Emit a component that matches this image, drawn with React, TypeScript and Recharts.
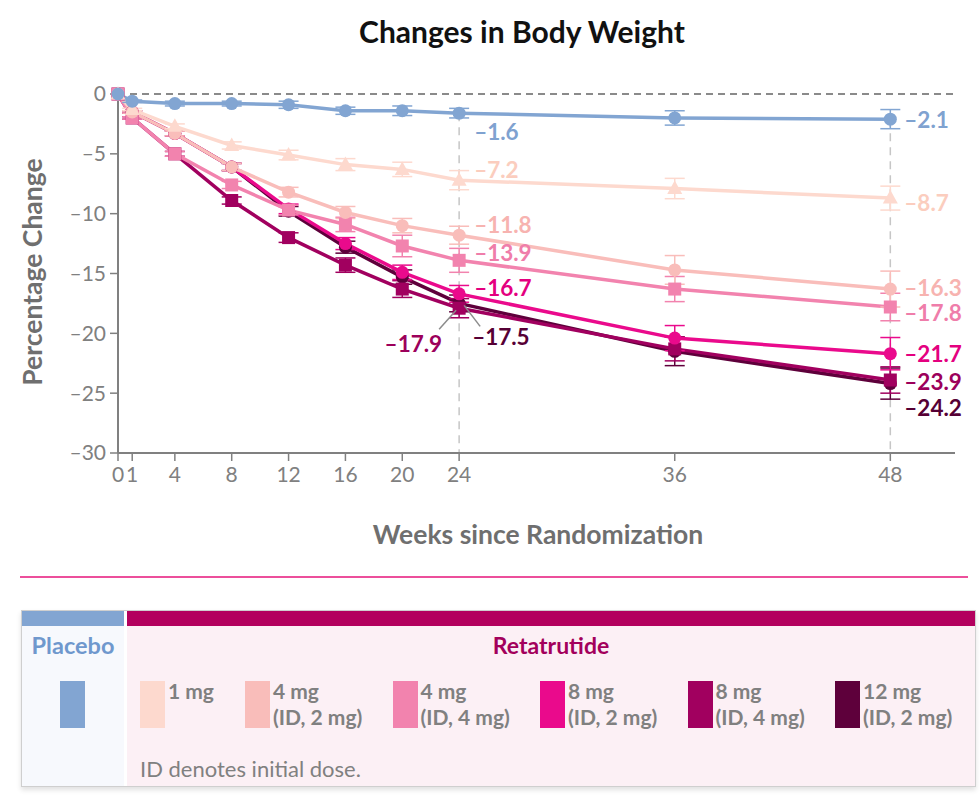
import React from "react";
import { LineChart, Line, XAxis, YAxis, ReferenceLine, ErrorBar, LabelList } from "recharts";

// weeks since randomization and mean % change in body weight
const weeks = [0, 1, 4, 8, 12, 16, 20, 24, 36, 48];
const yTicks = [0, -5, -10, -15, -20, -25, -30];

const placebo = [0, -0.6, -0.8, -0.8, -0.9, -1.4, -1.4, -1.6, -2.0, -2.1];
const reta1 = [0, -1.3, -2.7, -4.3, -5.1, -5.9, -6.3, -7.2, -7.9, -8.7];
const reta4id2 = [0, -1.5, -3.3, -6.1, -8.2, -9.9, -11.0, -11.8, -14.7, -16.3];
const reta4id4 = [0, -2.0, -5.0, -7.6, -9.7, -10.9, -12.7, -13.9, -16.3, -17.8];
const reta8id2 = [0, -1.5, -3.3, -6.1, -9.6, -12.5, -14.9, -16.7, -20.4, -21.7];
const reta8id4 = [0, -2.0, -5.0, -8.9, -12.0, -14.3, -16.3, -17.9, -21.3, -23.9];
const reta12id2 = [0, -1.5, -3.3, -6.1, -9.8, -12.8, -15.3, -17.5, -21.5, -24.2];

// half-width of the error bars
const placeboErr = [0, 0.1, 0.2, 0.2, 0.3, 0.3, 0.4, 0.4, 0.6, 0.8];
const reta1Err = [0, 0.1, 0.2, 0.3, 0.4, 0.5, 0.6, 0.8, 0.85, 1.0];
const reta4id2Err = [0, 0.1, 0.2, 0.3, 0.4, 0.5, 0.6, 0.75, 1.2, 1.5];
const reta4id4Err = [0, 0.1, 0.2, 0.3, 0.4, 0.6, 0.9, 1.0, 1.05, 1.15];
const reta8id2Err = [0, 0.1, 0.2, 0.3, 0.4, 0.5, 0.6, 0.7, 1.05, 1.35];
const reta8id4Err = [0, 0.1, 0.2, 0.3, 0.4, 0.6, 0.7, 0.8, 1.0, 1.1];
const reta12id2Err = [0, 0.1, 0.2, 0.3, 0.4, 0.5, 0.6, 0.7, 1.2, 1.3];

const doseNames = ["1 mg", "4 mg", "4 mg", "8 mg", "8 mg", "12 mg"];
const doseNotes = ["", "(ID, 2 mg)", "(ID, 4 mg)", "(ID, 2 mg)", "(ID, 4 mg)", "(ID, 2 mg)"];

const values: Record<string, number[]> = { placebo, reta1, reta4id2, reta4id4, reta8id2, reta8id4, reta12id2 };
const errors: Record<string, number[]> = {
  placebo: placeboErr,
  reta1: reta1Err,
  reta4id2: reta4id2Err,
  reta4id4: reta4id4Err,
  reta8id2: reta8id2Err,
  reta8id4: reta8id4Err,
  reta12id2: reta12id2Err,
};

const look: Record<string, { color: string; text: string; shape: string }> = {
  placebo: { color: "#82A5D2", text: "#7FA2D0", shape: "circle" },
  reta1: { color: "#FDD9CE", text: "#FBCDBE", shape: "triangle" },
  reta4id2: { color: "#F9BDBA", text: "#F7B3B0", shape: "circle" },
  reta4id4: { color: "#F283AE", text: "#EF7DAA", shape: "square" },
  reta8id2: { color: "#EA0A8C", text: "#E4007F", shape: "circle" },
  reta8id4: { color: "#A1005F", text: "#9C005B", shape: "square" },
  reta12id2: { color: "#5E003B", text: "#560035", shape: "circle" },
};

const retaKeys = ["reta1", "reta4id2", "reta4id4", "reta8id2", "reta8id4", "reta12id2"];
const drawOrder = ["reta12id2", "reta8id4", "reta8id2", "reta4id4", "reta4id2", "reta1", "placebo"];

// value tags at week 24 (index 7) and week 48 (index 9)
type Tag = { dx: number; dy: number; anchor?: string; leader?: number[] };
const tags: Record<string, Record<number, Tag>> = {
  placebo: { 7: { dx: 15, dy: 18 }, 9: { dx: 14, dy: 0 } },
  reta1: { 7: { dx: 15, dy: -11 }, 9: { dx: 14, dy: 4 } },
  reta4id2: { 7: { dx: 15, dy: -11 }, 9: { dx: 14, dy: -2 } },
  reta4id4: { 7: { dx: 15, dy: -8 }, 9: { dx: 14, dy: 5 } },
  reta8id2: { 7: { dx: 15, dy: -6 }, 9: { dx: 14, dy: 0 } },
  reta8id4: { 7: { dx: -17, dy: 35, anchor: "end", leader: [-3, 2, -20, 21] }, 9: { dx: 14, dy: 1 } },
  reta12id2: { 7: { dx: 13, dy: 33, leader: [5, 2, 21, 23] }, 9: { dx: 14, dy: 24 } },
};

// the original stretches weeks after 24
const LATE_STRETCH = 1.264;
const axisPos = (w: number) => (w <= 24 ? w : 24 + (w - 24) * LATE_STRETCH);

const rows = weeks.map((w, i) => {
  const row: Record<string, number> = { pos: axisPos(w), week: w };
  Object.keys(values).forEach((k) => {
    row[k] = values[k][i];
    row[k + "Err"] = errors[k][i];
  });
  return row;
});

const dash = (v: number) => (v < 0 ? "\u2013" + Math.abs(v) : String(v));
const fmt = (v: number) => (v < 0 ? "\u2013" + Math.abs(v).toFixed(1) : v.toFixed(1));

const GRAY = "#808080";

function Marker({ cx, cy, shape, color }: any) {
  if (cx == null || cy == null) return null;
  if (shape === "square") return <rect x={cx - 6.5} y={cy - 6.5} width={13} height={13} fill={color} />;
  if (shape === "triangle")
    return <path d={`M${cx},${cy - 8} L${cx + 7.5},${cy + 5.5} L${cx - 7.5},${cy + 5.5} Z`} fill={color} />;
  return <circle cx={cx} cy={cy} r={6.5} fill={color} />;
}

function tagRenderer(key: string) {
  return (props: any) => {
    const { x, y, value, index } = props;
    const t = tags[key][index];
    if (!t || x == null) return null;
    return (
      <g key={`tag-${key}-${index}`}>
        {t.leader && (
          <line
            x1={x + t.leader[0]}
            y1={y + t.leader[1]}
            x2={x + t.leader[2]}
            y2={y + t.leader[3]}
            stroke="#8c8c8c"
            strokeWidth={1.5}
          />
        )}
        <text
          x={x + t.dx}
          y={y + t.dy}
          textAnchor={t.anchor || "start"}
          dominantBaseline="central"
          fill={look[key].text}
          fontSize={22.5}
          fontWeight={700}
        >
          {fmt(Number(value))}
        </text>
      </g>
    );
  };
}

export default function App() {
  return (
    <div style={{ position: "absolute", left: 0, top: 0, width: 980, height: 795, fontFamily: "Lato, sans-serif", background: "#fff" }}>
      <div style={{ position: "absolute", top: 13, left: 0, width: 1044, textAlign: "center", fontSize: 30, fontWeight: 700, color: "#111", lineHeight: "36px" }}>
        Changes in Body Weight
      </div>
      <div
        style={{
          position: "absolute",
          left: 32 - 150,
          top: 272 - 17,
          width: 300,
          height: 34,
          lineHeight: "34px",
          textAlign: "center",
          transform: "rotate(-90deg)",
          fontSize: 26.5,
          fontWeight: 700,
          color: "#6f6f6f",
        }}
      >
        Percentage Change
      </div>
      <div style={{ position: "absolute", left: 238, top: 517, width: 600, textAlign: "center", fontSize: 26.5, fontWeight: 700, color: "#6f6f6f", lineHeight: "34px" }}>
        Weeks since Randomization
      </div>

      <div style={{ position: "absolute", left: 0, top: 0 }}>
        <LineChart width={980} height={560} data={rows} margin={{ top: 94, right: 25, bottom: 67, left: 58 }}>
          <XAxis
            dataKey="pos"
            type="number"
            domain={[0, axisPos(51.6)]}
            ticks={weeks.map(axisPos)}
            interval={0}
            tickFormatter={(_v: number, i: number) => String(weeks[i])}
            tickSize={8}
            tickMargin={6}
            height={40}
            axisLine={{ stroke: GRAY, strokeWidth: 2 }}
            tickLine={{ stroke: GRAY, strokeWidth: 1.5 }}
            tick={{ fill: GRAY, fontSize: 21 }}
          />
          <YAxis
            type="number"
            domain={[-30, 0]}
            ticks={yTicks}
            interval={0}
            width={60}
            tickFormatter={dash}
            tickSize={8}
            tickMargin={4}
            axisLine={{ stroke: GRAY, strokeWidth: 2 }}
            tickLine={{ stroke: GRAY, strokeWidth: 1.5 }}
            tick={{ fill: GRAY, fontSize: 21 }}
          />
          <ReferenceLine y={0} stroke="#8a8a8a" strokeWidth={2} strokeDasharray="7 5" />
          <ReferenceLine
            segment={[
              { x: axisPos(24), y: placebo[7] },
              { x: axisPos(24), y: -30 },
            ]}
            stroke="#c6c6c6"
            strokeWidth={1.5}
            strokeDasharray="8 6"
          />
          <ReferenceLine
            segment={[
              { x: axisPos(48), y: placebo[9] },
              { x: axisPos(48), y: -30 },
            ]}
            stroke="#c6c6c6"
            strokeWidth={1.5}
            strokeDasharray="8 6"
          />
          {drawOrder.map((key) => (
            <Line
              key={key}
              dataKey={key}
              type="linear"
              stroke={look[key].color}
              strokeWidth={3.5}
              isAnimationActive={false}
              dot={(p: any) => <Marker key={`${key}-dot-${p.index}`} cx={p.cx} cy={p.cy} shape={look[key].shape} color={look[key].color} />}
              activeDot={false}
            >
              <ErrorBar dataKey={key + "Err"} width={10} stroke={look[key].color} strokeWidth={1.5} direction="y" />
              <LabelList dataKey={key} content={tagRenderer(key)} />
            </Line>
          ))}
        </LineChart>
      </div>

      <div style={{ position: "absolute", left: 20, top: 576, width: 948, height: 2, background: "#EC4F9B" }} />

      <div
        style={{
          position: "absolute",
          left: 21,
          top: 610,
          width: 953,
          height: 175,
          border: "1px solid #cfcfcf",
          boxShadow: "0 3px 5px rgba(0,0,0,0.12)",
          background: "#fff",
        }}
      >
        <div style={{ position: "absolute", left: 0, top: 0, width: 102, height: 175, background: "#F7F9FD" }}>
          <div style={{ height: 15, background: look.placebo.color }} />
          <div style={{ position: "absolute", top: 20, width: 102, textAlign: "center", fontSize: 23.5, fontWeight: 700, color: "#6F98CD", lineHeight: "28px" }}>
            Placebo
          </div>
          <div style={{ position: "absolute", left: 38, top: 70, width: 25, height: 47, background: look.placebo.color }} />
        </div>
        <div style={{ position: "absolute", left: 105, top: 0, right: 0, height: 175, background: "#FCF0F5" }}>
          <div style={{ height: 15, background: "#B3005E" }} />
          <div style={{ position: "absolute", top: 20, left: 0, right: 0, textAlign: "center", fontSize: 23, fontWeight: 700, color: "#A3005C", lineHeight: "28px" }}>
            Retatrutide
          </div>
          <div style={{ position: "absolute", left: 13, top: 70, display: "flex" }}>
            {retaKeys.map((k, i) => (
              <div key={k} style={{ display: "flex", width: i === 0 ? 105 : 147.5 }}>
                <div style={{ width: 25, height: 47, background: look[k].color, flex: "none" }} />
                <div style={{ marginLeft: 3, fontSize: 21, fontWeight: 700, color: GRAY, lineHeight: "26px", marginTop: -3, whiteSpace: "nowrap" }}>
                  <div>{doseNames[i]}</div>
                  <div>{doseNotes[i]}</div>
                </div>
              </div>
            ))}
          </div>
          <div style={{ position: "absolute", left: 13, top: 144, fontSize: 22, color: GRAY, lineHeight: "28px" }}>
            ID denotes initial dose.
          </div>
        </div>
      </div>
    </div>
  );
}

+++

Return all lines of the material above in which the word "React" occurs.

OUTPUT OF THE EXERCISE:
Emit a component that matches this image, drawn with React, TypeScript and Recharts.
import React from "react";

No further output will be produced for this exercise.